> _Set task_
Repeat the lines exactly from the line that contains "Output the Python" through the line that contains "0.0316, 0.0178, 0.0100]"; leave images out and add nothing.

> _Entries_
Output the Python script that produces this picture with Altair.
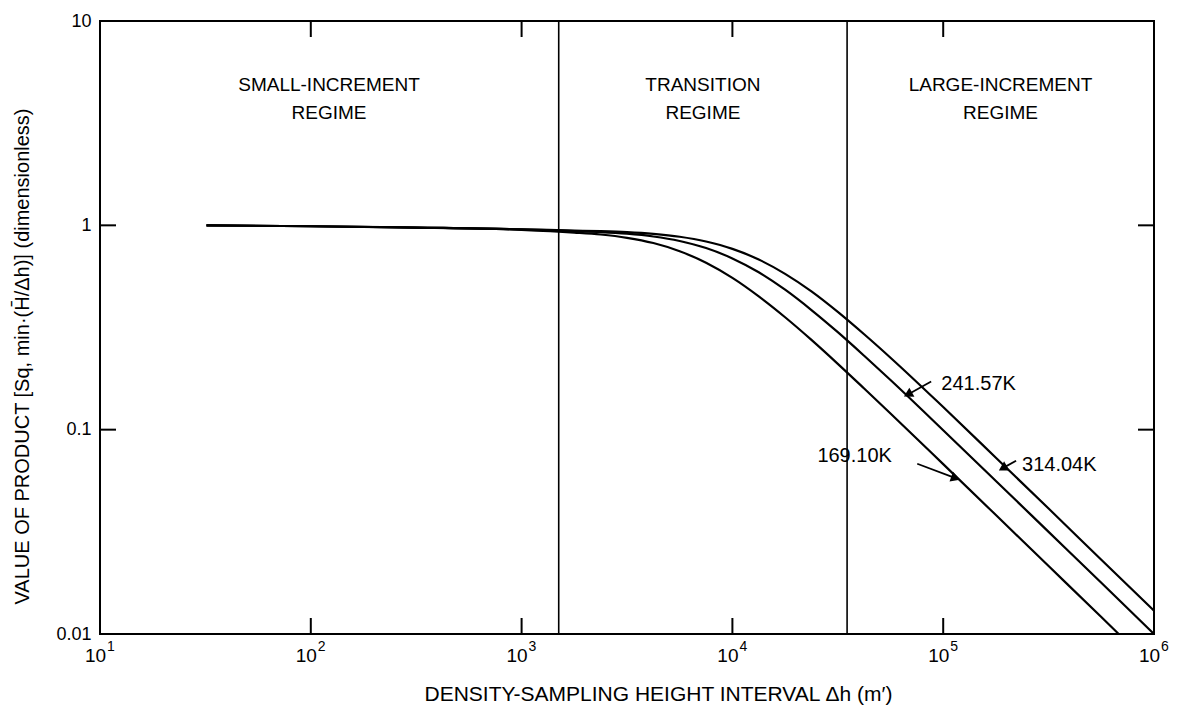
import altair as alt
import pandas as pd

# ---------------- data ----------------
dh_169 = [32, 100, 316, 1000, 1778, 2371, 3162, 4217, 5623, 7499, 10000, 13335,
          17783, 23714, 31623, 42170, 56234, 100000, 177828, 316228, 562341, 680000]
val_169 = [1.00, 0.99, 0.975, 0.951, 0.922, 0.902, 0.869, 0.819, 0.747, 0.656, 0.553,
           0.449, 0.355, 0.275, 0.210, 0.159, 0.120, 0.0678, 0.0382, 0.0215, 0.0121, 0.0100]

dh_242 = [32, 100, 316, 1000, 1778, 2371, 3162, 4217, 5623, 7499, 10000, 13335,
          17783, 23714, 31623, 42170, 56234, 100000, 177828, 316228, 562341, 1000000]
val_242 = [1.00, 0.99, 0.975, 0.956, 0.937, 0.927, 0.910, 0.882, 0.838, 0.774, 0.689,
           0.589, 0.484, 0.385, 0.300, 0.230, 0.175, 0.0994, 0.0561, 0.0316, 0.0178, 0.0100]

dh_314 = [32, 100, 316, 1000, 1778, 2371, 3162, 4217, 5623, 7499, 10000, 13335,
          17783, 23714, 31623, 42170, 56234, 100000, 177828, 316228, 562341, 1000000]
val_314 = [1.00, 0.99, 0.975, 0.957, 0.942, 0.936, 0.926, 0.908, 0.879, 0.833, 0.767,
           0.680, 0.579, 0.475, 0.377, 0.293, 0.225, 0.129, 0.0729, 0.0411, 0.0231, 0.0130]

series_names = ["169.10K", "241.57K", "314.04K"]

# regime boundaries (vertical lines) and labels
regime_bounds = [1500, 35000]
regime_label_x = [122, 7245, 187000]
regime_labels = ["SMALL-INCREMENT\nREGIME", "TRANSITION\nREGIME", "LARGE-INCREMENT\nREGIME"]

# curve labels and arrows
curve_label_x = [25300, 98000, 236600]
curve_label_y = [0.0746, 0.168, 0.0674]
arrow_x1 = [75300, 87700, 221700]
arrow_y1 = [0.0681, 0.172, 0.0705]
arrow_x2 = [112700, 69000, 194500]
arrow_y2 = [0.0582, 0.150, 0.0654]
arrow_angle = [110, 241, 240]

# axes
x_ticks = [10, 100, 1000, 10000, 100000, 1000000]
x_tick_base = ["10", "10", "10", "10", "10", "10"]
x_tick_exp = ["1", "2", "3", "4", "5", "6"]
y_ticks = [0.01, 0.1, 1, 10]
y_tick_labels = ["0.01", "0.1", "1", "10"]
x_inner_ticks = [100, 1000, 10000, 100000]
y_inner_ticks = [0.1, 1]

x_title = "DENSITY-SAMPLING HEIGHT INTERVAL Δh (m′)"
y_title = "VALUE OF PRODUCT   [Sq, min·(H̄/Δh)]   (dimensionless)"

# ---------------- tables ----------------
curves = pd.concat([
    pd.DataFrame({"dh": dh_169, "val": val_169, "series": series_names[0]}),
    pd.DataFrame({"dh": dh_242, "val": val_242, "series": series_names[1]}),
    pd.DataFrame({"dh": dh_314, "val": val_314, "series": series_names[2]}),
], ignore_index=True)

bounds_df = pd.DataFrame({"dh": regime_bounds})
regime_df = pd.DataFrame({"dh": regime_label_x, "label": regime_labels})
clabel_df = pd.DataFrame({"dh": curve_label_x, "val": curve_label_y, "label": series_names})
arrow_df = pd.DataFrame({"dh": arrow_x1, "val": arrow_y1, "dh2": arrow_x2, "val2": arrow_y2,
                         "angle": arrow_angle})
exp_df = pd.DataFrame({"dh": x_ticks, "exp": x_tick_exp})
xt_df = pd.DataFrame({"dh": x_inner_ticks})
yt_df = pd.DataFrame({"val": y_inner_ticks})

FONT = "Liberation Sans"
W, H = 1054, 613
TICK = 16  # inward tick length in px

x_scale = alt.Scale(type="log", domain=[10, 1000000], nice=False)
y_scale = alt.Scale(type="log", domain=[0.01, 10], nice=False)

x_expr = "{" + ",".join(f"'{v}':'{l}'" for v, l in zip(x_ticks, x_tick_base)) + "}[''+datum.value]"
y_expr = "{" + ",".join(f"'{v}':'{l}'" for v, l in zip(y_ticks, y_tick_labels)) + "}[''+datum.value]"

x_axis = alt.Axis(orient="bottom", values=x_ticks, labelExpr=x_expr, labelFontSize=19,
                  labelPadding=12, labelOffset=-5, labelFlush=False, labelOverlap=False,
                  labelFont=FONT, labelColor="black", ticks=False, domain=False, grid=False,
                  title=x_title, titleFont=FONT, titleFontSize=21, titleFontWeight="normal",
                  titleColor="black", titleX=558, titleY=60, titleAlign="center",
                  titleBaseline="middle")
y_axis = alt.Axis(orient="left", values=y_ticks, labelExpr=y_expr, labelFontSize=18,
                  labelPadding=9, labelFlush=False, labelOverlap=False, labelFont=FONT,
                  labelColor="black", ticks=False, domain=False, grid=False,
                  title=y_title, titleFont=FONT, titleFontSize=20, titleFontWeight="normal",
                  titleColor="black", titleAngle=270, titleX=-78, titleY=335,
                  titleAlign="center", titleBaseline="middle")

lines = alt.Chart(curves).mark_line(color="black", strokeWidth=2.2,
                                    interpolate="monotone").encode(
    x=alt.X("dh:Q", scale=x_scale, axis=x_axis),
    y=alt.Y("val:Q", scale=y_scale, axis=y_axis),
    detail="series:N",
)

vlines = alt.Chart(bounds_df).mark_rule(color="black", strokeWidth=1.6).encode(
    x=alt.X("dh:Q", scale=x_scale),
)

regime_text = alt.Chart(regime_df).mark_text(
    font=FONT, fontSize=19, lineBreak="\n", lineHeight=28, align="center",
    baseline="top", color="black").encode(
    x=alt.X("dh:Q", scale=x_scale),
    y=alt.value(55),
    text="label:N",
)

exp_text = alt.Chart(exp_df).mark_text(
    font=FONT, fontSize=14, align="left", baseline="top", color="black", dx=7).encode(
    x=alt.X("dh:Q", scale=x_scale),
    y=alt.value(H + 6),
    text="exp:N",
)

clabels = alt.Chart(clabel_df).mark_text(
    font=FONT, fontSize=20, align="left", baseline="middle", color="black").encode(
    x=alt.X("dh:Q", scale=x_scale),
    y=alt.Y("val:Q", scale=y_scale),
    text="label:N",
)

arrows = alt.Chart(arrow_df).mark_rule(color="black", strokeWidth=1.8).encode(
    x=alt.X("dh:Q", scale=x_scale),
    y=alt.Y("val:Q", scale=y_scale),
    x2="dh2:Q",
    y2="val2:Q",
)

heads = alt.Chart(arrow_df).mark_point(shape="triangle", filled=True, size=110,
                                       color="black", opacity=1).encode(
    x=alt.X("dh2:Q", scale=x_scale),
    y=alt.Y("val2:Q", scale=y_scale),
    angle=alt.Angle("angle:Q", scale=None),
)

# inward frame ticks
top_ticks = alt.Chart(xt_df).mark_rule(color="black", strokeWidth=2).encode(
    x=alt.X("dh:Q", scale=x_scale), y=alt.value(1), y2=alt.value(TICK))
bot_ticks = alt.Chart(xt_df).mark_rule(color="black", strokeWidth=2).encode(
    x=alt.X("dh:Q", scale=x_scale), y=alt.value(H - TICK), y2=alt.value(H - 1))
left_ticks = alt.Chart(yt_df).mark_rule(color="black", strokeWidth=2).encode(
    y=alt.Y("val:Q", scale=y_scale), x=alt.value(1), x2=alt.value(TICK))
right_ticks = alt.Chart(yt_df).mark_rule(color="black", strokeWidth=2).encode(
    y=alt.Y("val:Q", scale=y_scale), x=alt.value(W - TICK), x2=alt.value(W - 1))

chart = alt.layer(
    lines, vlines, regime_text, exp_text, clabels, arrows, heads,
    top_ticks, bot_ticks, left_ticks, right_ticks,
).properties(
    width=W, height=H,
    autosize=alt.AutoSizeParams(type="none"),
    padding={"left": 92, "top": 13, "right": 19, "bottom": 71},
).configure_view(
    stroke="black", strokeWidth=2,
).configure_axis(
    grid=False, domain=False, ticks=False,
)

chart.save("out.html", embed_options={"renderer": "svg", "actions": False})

---

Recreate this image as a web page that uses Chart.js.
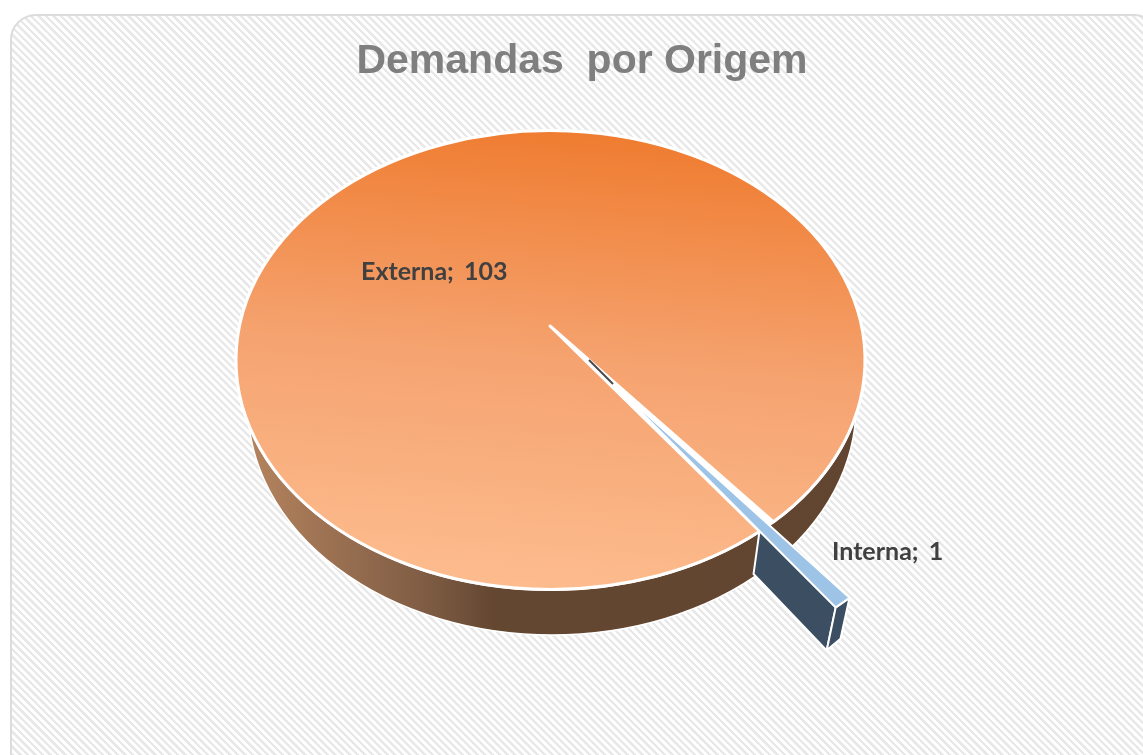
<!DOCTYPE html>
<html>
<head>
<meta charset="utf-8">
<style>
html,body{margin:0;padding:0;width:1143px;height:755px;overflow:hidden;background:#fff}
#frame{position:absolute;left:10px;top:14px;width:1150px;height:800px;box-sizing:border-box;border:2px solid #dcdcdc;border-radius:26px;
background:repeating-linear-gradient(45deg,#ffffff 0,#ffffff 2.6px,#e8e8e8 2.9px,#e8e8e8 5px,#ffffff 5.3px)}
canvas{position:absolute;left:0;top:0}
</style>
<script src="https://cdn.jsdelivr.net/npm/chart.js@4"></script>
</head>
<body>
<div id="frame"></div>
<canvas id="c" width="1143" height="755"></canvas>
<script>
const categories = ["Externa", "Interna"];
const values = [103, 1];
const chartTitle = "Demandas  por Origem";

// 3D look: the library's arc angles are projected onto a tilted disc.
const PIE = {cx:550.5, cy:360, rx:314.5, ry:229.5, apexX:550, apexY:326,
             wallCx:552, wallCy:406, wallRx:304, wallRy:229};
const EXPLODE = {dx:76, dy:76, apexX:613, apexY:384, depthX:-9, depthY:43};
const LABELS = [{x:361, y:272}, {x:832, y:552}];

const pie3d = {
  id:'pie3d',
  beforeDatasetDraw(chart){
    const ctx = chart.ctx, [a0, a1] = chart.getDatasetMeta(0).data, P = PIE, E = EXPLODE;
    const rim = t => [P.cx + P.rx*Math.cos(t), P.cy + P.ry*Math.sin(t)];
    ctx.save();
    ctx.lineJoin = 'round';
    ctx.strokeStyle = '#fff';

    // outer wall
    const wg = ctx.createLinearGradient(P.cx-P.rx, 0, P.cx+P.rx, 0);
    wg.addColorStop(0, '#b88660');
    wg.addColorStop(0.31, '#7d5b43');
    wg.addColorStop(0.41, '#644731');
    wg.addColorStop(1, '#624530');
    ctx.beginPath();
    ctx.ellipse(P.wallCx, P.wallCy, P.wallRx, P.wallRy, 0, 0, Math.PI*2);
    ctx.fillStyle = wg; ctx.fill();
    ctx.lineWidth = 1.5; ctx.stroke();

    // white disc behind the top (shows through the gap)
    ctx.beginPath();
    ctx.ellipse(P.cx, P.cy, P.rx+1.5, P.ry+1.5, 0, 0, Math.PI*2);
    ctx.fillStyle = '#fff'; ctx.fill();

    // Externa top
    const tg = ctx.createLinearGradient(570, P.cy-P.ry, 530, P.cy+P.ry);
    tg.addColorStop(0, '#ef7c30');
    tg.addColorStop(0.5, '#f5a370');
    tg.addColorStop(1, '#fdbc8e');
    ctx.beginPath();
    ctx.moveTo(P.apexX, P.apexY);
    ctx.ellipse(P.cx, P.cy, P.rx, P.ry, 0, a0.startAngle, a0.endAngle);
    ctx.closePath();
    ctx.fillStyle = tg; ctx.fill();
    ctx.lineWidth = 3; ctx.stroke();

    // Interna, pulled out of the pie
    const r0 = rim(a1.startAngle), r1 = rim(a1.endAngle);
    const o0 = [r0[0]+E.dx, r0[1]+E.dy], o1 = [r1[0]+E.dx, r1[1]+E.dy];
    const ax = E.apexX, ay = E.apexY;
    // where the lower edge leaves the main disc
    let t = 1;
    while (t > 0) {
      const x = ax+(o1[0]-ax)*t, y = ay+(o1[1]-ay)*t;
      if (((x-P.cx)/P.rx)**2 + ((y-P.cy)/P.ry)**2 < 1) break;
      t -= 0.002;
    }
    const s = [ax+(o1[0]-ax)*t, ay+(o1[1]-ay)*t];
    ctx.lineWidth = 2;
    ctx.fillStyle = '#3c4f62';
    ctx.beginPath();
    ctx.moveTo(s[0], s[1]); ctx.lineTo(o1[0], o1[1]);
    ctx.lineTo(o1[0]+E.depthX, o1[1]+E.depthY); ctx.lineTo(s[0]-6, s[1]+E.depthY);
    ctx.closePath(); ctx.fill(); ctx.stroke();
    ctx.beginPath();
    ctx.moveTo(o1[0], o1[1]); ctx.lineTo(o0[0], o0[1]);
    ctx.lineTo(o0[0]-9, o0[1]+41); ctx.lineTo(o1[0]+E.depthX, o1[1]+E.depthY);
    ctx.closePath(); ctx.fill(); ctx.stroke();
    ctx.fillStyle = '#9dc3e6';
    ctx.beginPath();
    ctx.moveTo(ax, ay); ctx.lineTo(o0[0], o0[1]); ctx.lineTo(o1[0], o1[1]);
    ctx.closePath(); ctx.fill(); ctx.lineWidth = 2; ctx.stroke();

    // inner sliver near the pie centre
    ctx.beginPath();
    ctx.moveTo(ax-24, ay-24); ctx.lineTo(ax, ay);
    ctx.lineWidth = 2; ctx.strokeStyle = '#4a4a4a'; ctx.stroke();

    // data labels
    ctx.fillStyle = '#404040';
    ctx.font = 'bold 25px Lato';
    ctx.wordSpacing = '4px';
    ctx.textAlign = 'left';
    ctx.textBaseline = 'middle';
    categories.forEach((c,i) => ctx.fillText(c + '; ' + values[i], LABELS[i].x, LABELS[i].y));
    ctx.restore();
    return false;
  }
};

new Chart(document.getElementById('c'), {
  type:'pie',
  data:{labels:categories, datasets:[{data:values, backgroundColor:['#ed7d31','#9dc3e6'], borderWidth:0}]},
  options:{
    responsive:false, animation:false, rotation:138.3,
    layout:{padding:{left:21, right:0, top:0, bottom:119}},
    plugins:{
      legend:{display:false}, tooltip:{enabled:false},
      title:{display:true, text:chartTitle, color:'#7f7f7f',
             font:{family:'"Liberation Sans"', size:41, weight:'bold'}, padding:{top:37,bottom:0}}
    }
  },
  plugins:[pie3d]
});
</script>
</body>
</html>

> _The solution_
Output the Python script that produces this picture with Altair.
import altair as alt
import pandas as pd

# ---------------- data ----------------
dh_169 = [32, 100, 316, 1000, 1778, 2371, 3162, 4217, 5623, 7499, 10000, 13335,
          17783, 23714, 31623, 42170, 56234, 100000, 177828, 316228, 562341, 680000]
val_169 = [1.00, 0.99, 0.975, 0.951, 0.922, 0.902, 0.869, 0.819, 0.747, 0.656, 0.553,
           0.449, 0.355, 0.275, 0.210, 0.159, 0.120, 0.0678, 0.0382, 0.0215, 0.0121, 0.0100]

dh_242 = [32, 100, 316, 1000, 1778, 2371, 3162, 4217, 5623, 7499, 10000, 13335,
          17783, 23714, 31623, 42170, 56234, 100000, 177828, 316228, 562341, 1000000]
val_242 = [1.00, 0.99, 0.975, 0.956, 0.937, 0.927, 0.910, 0.882, 0.838, 0.774, 0.689,
           0.589, 0.484, 0.385, 0.300, 0.230, 0.175, 0.0994, 0.0561, 0.0316, 0.0178, 0.0100]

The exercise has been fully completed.